Reproduce the listing below without changes, except that pictures are left out.
++++++++
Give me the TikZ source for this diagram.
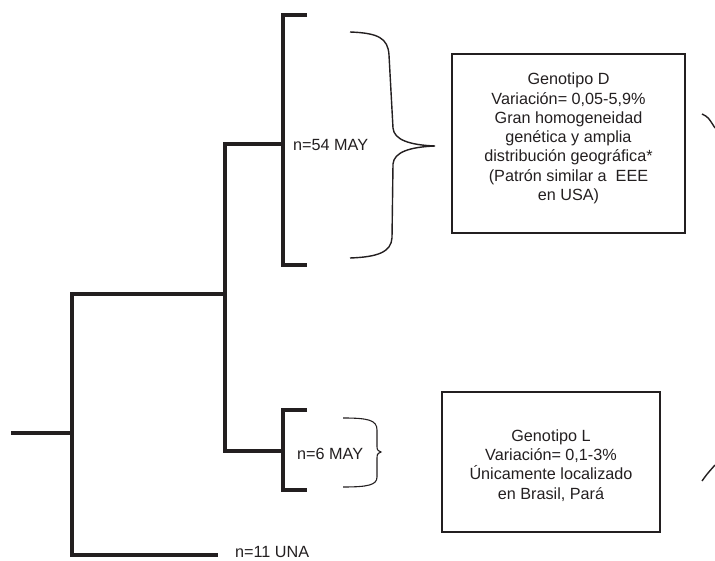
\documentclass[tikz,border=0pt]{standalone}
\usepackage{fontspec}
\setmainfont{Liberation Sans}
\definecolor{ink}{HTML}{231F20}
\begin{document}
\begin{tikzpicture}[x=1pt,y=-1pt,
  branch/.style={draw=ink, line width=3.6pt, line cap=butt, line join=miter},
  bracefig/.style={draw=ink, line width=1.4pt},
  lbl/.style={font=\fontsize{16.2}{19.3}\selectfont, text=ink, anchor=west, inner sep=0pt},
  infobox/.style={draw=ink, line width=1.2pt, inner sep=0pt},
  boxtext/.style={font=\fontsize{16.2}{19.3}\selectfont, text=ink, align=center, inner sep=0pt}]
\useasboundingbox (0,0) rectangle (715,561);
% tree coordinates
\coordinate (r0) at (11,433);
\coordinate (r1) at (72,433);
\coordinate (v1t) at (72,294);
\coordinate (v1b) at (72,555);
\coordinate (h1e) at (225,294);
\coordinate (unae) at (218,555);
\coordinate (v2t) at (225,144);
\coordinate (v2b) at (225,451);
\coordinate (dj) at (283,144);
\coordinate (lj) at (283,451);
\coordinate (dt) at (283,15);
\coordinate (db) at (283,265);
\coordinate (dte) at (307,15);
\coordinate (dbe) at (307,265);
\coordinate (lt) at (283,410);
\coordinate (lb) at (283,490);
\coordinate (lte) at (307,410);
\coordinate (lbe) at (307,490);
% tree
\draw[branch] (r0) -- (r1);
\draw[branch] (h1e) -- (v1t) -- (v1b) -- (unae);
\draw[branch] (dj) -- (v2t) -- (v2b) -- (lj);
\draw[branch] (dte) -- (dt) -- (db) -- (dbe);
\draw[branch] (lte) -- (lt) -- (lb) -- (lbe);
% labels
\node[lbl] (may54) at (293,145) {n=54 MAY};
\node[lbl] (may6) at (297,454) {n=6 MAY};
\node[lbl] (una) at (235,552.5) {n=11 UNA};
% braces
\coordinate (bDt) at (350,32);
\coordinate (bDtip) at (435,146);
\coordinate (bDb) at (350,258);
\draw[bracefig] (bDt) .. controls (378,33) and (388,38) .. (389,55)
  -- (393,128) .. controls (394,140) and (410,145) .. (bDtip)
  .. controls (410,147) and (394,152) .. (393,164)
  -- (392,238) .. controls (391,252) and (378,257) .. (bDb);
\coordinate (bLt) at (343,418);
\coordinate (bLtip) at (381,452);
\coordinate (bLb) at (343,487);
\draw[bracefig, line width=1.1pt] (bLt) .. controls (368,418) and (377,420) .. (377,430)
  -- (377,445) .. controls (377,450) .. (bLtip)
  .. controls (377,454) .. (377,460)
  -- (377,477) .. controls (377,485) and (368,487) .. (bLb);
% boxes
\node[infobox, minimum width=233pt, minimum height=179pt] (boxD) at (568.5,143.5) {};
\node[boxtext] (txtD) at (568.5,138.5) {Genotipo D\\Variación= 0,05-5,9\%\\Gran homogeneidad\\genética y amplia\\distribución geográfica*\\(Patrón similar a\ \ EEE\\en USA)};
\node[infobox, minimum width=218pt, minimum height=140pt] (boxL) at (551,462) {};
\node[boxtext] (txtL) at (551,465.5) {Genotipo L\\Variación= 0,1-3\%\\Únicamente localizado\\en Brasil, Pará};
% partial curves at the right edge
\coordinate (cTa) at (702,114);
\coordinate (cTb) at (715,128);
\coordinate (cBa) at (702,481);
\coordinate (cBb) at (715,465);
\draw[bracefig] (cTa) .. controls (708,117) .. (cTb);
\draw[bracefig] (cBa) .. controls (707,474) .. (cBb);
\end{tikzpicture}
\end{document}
++++++++
▶ _Output for this task_
Give me the TikZ source for this diagram.
\documentclass[tikz,border=0pt]{standalone}
\usepackage{fontspec}
\setmainfont{Liberation Sans}
\definecolor{ink}{HTML}{231F20}
\begin{document}
\begin{tikzpicture}[x=1pt,y=-1pt,
  branch/.style={draw=ink, line width=3.6pt, line cap=butt, line join=miter},
  bracefig/.style={draw=ink, line width=1.4pt},
  lbl/.style={font=\fontsize{16.2}{19.3}\selectfont, text=ink, anchor=west, inner sep=0pt},
  infobox/.style={draw=ink, line width=1.2pt, inner sep=0pt},
  boxtext/.style={font=\fontsize{16.2}{19.3}\selectfont, text=ink, align=center, inner sep=0pt}]
\useasboundingbox (0,0) rectangle (715,561);
% tree coordinates
\coordinate (r0) at (11,433);
\coordinate (r1) at (72,433);
\coordinate (v1t) at (72,294);
\coordinate (v1b) at (72,555);
\coordinate (h1e) at (225,294);
\coordinate (unae) at (218,555);
\coordinate (v2t) at (225,144);
\coordinate (v2b) at (225,451);
\coordinate (dj) at (283,144);
\coordinate (lj) at (283,451);
\coordinate (dt) at (283,15);
\coordinate (db) at (283,265);
\coordinate (dte) at (307,15);
\coordinate (dbe) at (307,265);
\coordinate (lt) at (283,410);
\coordinate (lb) at (283,490);
\coordinate (lte) at (307,410);
\coordinate (lbe) at (307,490);
% tree
\draw[branch] (r0) -- (r1);
\draw[branch] (h1e) -- (v1t) -- (v1b) -- (unae);
\draw[branch] (dj) -- (v2t) -- (v2b) -- (lj);
\draw[branch] (dte) -- (dt) -- (db) -- (dbe);
\draw[branch] (lte) -- (lt) -- (lb) -- (lbe);
% labels
\node[lbl] (may54) at (293,145) {n=54 MAY};
\node[lbl] (may6) at (297,454) {n=6 MAY};
\node[lbl] (una) at (235,552.5) {n=11 UNA};
% braces
\coordinate (bDt) at (350,32);
\coordinate (bDtip) at (435,146);
\coordinate (bDb) at (350,258);
\draw[bracefig] (bDt) .. controls (378,33) and (388,38) .. (389,55)
  -- (393,128) .. controls (394,140) and (410,145) .. (bDtip)
  .. controls (410,147) and (394,152) .. (393,164)
  -- (392,238) .. controls (391,252) and (378,257) .. (bDb);
\coordinate (bLt) at (343,418);
\coordinate (bLtip) at (381,452);
\coordinate (bLb) at (343,487);
\draw[bracefig, line width=1.1pt] (bLt) .. controls (368,418) and (377,420) .. (377,430)
  -- (377,445) .. controls (377,450) .. (bLtip)
  .. controls (377,454) .. (377,460)
  -- (377,477) .. controls (377,485) and (368,487) .. (bLb);
% boxes
\node[infobox, minimum width=233pt, minimum height=179pt] (boxD) at (568.5,143.5) {};
\node[boxtext] (txtD) at (568.5,138.5) {Genotipo D\\Variación= 0,05-5,9\%\\Gran homogeneidad\\genética y amplia\\distribución geográfica*\\(Patrón similar a\ \ EEE\\en USA)};
\node[infobox, minimum width=218pt, minimum height=140pt] (boxL) at (551,462) {};
\node[boxtext] (txtL) at (551,465.5) {Genotipo L\\Variación= 0,1-3\%\\Únicamente localizado\\en Brasil, Pará};
% partial curves at the right edge
\coordinate (cTa) at (702,114);
\coordinate (cTb) at (715,128);
\coordinate (cBa) at (702,481);
\coordinate (cBb) at (715,465);
\draw[bracefig] (cTa) .. controls (708,117) .. (cTb);
\draw[bracefig] (cBa) .. controls (707,474) .. (cBb);
\end{tikzpicture}
\end{document}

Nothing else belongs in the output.